Russell King - ARM Linux linux at arm.linux.org.uk
Thu Jul 25 19:18:48 EDT 2013


On Thu, Jul 25, 2013 at 03:31:35PM -0400, Jason Cooper wrote:
> On Thu, Jul 25, 2013 at 02:11:31PM -0500, Rob Herring wrote:
> > On Thu, Jul 25, 2013 at 11:09 AM, Olof Johansson <olof at lixom.net> wrote:
> 
> > > One problem that needs to be solved is obviously how a binding
> > > graduates from tentative to locked. This work isn't going to be very
> > > interesting to most people, I suspect. Think standards committee type
> > > work.
> > 
> > I think a time based stabilization period would be better than a
> > separate directory to apply bindings too. Or time plus periodic review
> > perhaps.
> 
> The only problem with a time-based versus separate directory is how do
> users who've downloaded the tree determine which bindings are stable?
> If they pull a tarball, or receive an SDK, there is most likely no git
> history attached.
> 
> I think the idea of a 'tentative' directory (or 'locked') is churnish,
> but necessary.  If I DL'd a tarball and had to type 'tentative' to get
> to the binding doc I wanted, that would be a pretty clear clue to be
> delicate about how I trust/use/plan with that binding.

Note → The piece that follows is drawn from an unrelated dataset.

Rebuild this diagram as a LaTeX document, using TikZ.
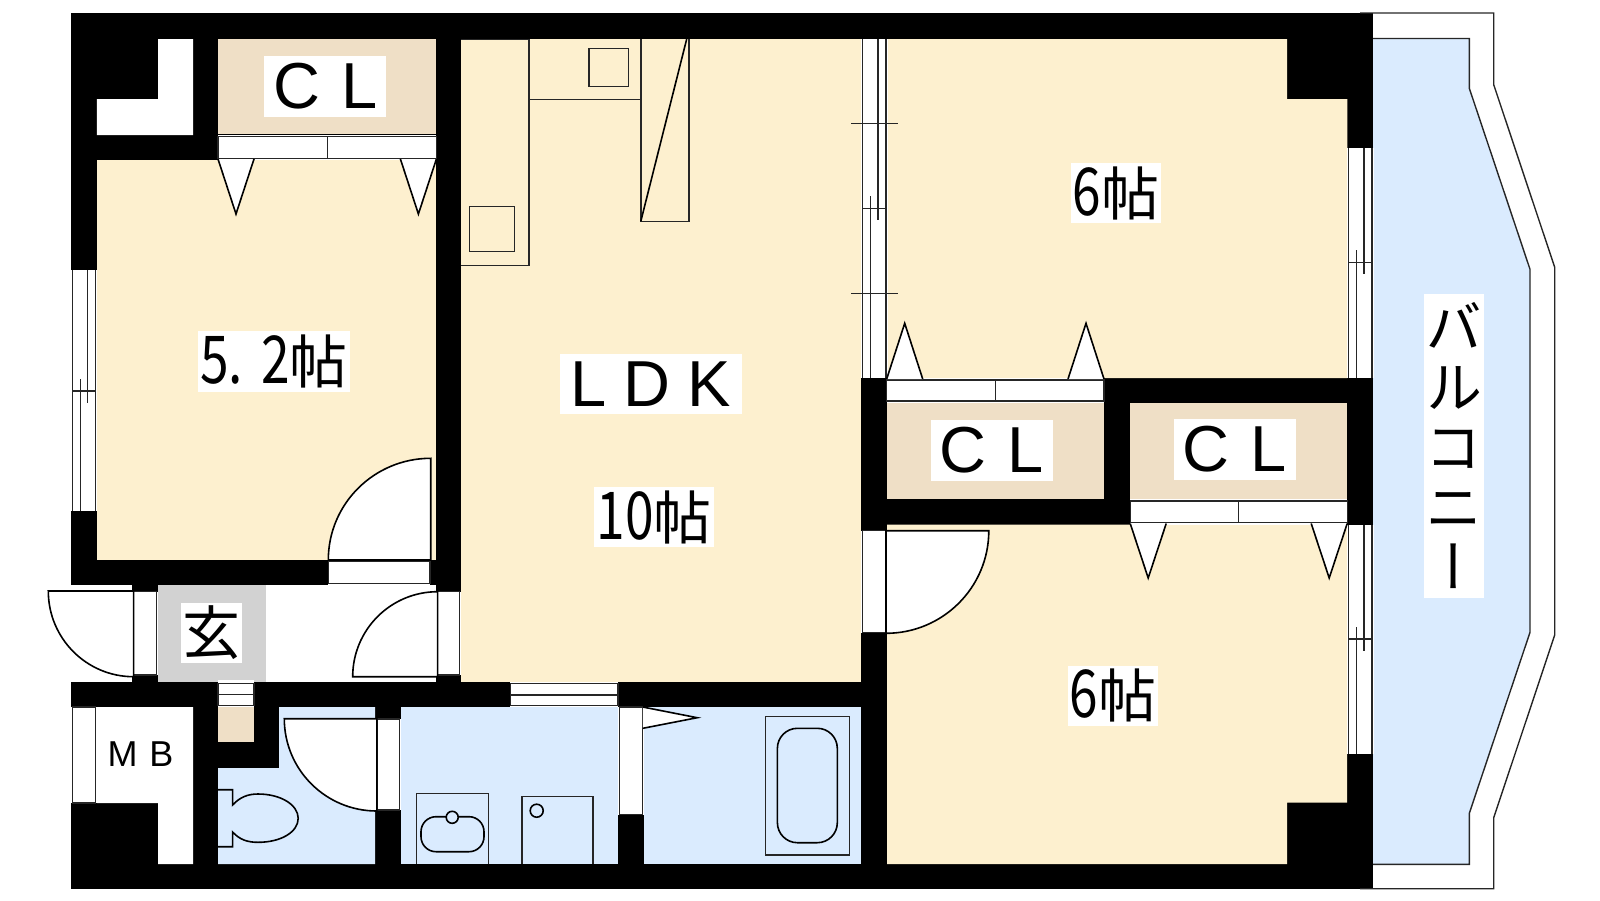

It's actually extremely simple.  If the bindings are in development,
they must not appear in a -final released kernel.  Anything that appears
in a -final kernel becomes part of the ABI at that point.

That obviously does not mean you remove them in the last -rc and put
them back during the merge window!

That's how we handle every other ABI thing in the kernel tree, why should
DT files be any different?  (I've added Linus and Grant to this discussion.)

As I've already stated, it is intended to eventually remove the DT files
from the kernel tree and have them as a separately maintained project,
which means they will be independent of the kernel version.